-- Begin DATASET EXTRACT --

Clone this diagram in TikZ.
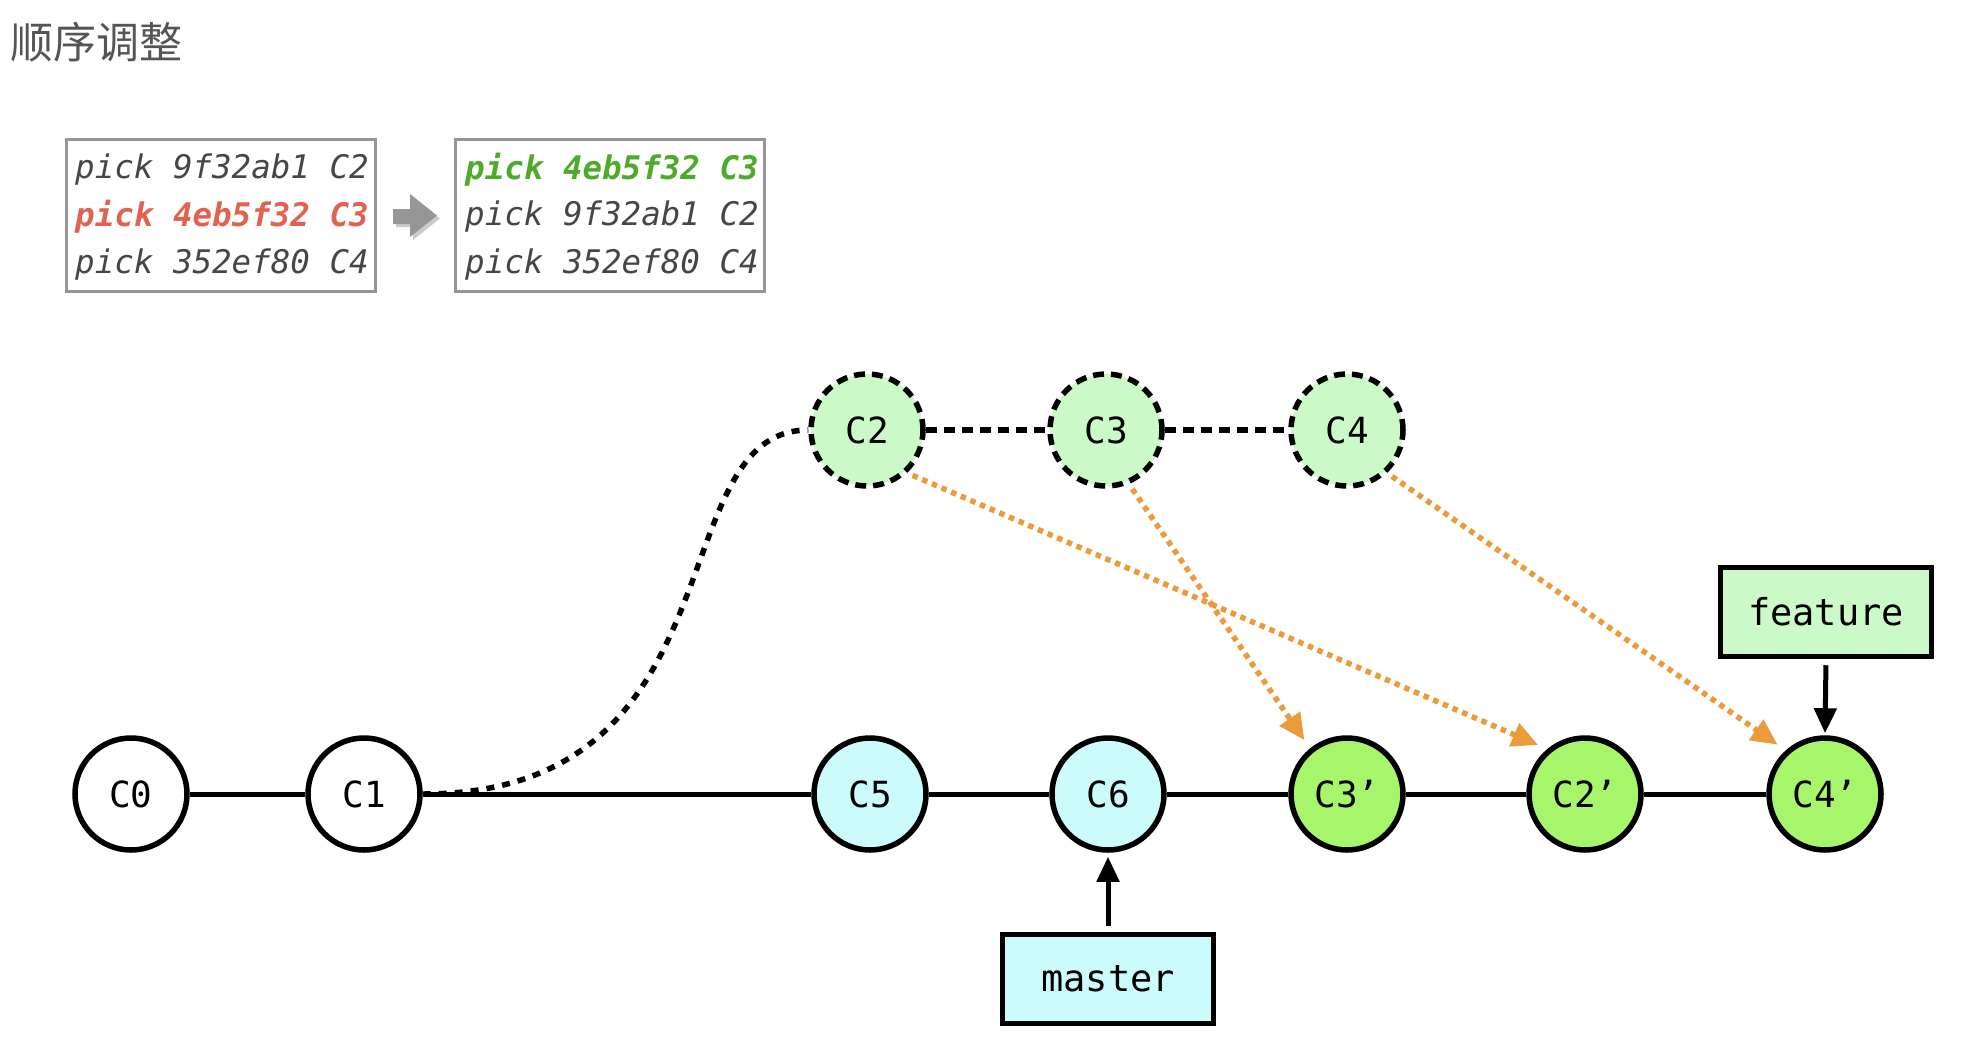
\documentclass[tikz,border=0pt]{standalone}
\usepackage{fontspec}
\setmonofont{DejaVu Sans Mono}
\newfontfamily\cjkfont{Noto Sans CJK SC}
\usetikzlibrary{arrows.meta}

\definecolor{titlegray}{RGB}{85,85,85}
\definecolor{textgray}{RGB}{70,70,70}
\definecolor{boxgray}{RGB}{150,150,150}
\definecolor{pickred}{RGB}{226,98,82}
\definecolor{pickgreen}{RGB}{78,170,42}
\definecolor{basefill}{RGB}{255,255,255}
\definecolor{masterfill}{RGB}{204,251,252}
\definecolor{newfill}{RGB}{166,245,106}
\definecolor{oldfill}{RGB}{204,249,200}
\definecolor{movecolor}{RGB}{236,155,59}

\begin{document}
\begin{tikzpicture}[x=1pt,y=-1pt,
  commit/.style={circle, draw=black, line width=5.5pt, minimum size=112pt,
    inner sep=0pt, font=\ttfamily\fontsize{36}{42}\selectfont},
  oldcommit/.style={commit, fill=oldfill, dash pattern=on 11pt off 7pt},
  branchbox/.style={draw=black, line width=5.5pt, minimum width=211pt,
    minimum height=89pt, inner sep=0pt, font=\ttfamily\fontsize{37}{44}\selectfont},
  listbox/.style={draw=boxgray, line width=3.5pt, fill=white,
    minimum width=309pt, minimum height=152pt, inner sep=0pt},
  pickline/.style={anchor=west, inner sep=0pt, text=textgray,
    font=\ttfamily\itshape\fontsize{32.5}{38}\selectfont},
  history/.style={line width=5pt},
  moved/.style={line width=5.5pt, dash pattern=on 11pt off 7pt},
  replay/.style={draw=movecolor, line width=5.5pt, dash pattern=on 5.5pt off 5pt,
    -{Triangle[length=26pt,width=24pt]}, shorten <=6pt, shorten >=10pt},
  pointer/.style={line width=5pt, -{Triangle[length=25pt,width=22pt]}}
]
\useasboundingbox[fill=white] (0,0) rectangle (1988,1054);

% heading
\node[anchor=west, inner sep=0pt, text=titlegray,
  font=\cjkfont\fontsize{43}{50}\selectfont] (title) at (10,42) {顺序调整};

% todo lists before and after reordering
\node[listbox] (oldlist) at (221,215.5) {};
\node[pickline] (o1) at (75,170) {pick 9f32ab1 C2};
\node[pickline, text=pickred, font=\ttfamily\bfseries\itshape\fontsize{32.5}{38}\selectfont] (o2) at (75,217) {pick 4eb5f32 C3};
\node[pickline] (o3) at (75,265) {pick 352ef80 C4};

\fill[boxgray!50] (396,212) -- (413,212) -- (413,197) -- (440,218.5) -- (413,240) -- (413,227) -- (396,227) -- cycle;
\fill[boxgray] (393,209) -- (410,209) -- (410,194) -- (437,215.5) -- (410,237) -- (410,224) -- (393,224) -- cycle;

\node[listbox] (newlist) at (610,215.5) {};
\node[pickline, text=pickgreen, font=\ttfamily\bfseries\itshape\fontsize{32.5}{38}\selectfont] (n1) at (465,170) {pick 4eb5f32 C3};
\node[pickline] (n2) at (465,217) {pick 9f32ab1 C2};
\node[pickline] (n3) at (465,265) {pick 352ef80 C4};

% commits on the main line
\node[commit, fill=basefill] (C0) at (131,794) {C0};
\node[commit, fill=basefill] (C1) at (364,794) {C1};
\node[commit, fill=masterfill] (C5) at (870,794) {C5};
\node[commit, fill=masterfill] (C6) at (1108,794) {C6};
\node[commit, fill=newfill] (C3p) at (1347,794) {C3’};
\node[commit, fill=newfill] (C2p) at (1585,794) {C2’};
\node[commit, fill=newfill] (C4p) at (1825,794) {C4’};

% original feature commits
\node[oldcommit] (C2) at (867,430) {C2};
\node[oldcommit] (C3) at (1106,430) {C3};
\node[oldcommit] (C4) at (1347,430) {C4};

% history
\draw[history] (C0) -- (C1) -- (C5) -- (C6) -- (C3p) -- (C2p) -- (C4p);
\draw[moved] (C2) -- (C3) -- (C4);
\draw[line width=5.5pt, dash pattern=on 8pt off 8pt]
  (C1.east) .. controls +(323,0) and +(-150,0) .. (C2.west);

% replayed commits
\draw[replay] (C2.-47) -- (C2p.130);
\draw[replay] (C3.-67) -- (C3p.129);
\draw[replay] (C4.-47) -- (C4p.132);

% branch pointers
\node[branchbox, fill=oldfill] (feature) at (1826,612) {feature};
\node[branchbox, fill=masterfill] (master) at (1108,979) {master};
\draw[pointer, shorten <=6pt, shorten >=2pt] (feature.south) -- (C4p.north);
\draw[pointer, shorten <=6pt, shorten >=4pt] (master.north) -- (C6.south);
\end{tikzpicture}
\end{document}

-- End DATASET EXTRACT --

→ **WHAT IS BEING ASKED**
Every line is to be duplicated exactly, though pictures stay out.

→ **THE OUTPUT**
Clone this diagram in TikZ.
\documentclass[tikz,border=0pt]{standalone}
\usepackage{fontspec}
\setmonofont{DejaVu Sans Mono}
\newfontfamily\cjkfont{Noto Sans CJK SC}
\usetikzlibrary{arrows.meta}

\definecolor{titlegray}{RGB}{85,85,85}
\definecolor{textgray}{RGB}{70,70,70}
\definecolor{boxgray}{RGB}{150,150,150}
\definecolor{pickred}{RGB}{226,98,82}
\definecolor{pickgreen}{RGB}{78,170,42}
\definecolor{basefill}{RGB}{255,255,255}
\definecolor{masterfill}{RGB}{204,251,252}
\definecolor{newfill}{RGB}{166,245,106}
\definecolor{oldfill}{RGB}{204,249,200}
\definecolor{movecolor}{RGB}{236,155,59}

\begin{document}
\begin{tikzpicture}[x=1pt,y=-1pt,
  commit/.style={circle, draw=black, line width=5.5pt, minimum size=112pt,
    inner sep=0pt, font=\ttfamily\fontsize{36}{42}\selectfont},
  oldcommit/.style={commit, fill=oldfill, dash pattern=on 11pt off 7pt},
  branchbox/.style={draw=black, line width=5.5pt, minimum width=211pt,
    minimum height=89pt, inner sep=0pt, font=\ttfamily\fontsize{37}{44}\selectfont},
  listbox/.style={draw=boxgray, line width=3.5pt, fill=white,
    minimum width=309pt, minimum height=152pt, inner sep=0pt},
  pickline/.style={anchor=west, inner sep=0pt, text=textgray,
    font=\ttfamily\itshape\fontsize{32.5}{38}\selectfont},
  history/.style={line width=5pt},
  moved/.style={line width=5.5pt, dash pattern=on 11pt off 7pt},
  replay/.style={draw=movecolor, line width=5.5pt, dash pattern=on 5.5pt off 5pt,
    -{Triangle[length=26pt,width=24pt]}, shorten <=6pt, shorten >=10pt},
  pointer/.style={line width=5pt, -{Triangle[length=25pt,width=22pt]}}
]
\useasboundingbox[fill=white] (0,0) rectangle (1988,1054);

% heading
\node[anchor=west, inner sep=0pt, text=titlegray,
  font=\cjkfont\fontsize{43}{50}\selectfont] (title) at (10,42) {顺序调整};

% todo lists before and after reordering
\node[listbox] (oldlist) at (221,215.5) {};
\node[pickline] (o1) at (75,170) {pick 9f32ab1 C2};
\node[pickline, text=pickred, font=\ttfamily\bfseries\itshape\fontsize{32.5}{38}\selectfont] (o2) at (75,217) {pick 4eb5f32 C3};
\node[pickline] (o3) at (75,265) {pick 352ef80 C4};

\fill[boxgray!50] (396,212) -- (413,212) -- (413,197) -- (440,218.5) -- (413,240) -- (413,227) -- (396,227) -- cycle;
\fill[boxgray] (393,209) -- (410,209) -- (410,194) -- (437,215.5) -- (410,237) -- (410,224) -- (393,224) -- cycle;

\node[listbox] (newlist) at (610,215.5) {};
\node[pickline, text=pickgreen, font=\ttfamily\bfseries\itshape\fontsize{32.5}{38}\selectfont] (n1) at (465,170) {pick 4eb5f32 C3};
\node[pickline] (n2) at (465,217) {pick 9f32ab1 C2};
\node[pickline] (n3) at (465,265) {pick 352ef80 C4};

% commits on the main line
\node[commit, fill=basefill] (C0) at (131,794) {C0};
\node[commit, fill=basefill] (C1) at (364,794) {C1};
\node[commit, fill=masterfill] (C5) at (870,794) {C5};
\node[commit, fill=masterfill] (C6) at (1108,794) {C6};
\node[commit, fill=newfill] (C3p) at (1347,794) {C3’};
\node[commit, fill=newfill] (C2p) at (1585,794) {C2’};
\node[commit, fill=newfill] (C4p) at (1825,794) {C4’};

% original feature commits
\node[oldcommit] (C2) at (867,430) {C2};
\node[oldcommit] (C3) at (1106,430) {C3};
\node[oldcommit] (C4) at (1347,430) {C4};

% history
\draw[history] (C0) -- (C1) -- (C5) -- (C6) -- (C3p) -- (C2p) -- (C4p);
\draw[moved] (C2) -- (C3) -- (C4);
\draw[line width=5.5pt, dash pattern=on 8pt off 8pt]
  (C1.east) .. controls +(323,0) and +(-150,0) .. (C2.west);

% replayed commits
\draw[replay] (C2.-47) -- (C2p.130);
\draw[replay] (C3.-67) -- (C3p.129);
\draw[replay] (C4.-47) -- (C4p.132);

% branch pointers
\node[branchbox, fill=oldfill] (feature) at (1826,612) {feature};
\node[branchbox, fill=masterfill] (master) at (1108,979) {master};
\draw[pointer, shorten <=6pt, shorten >=2pt] (feature.south) -- (C4p.north);
\draw[pointer, shorten <=6pt, shorten >=4pt] (master.north) -- (C6.south);
\end{tikzpicture}
\end{document}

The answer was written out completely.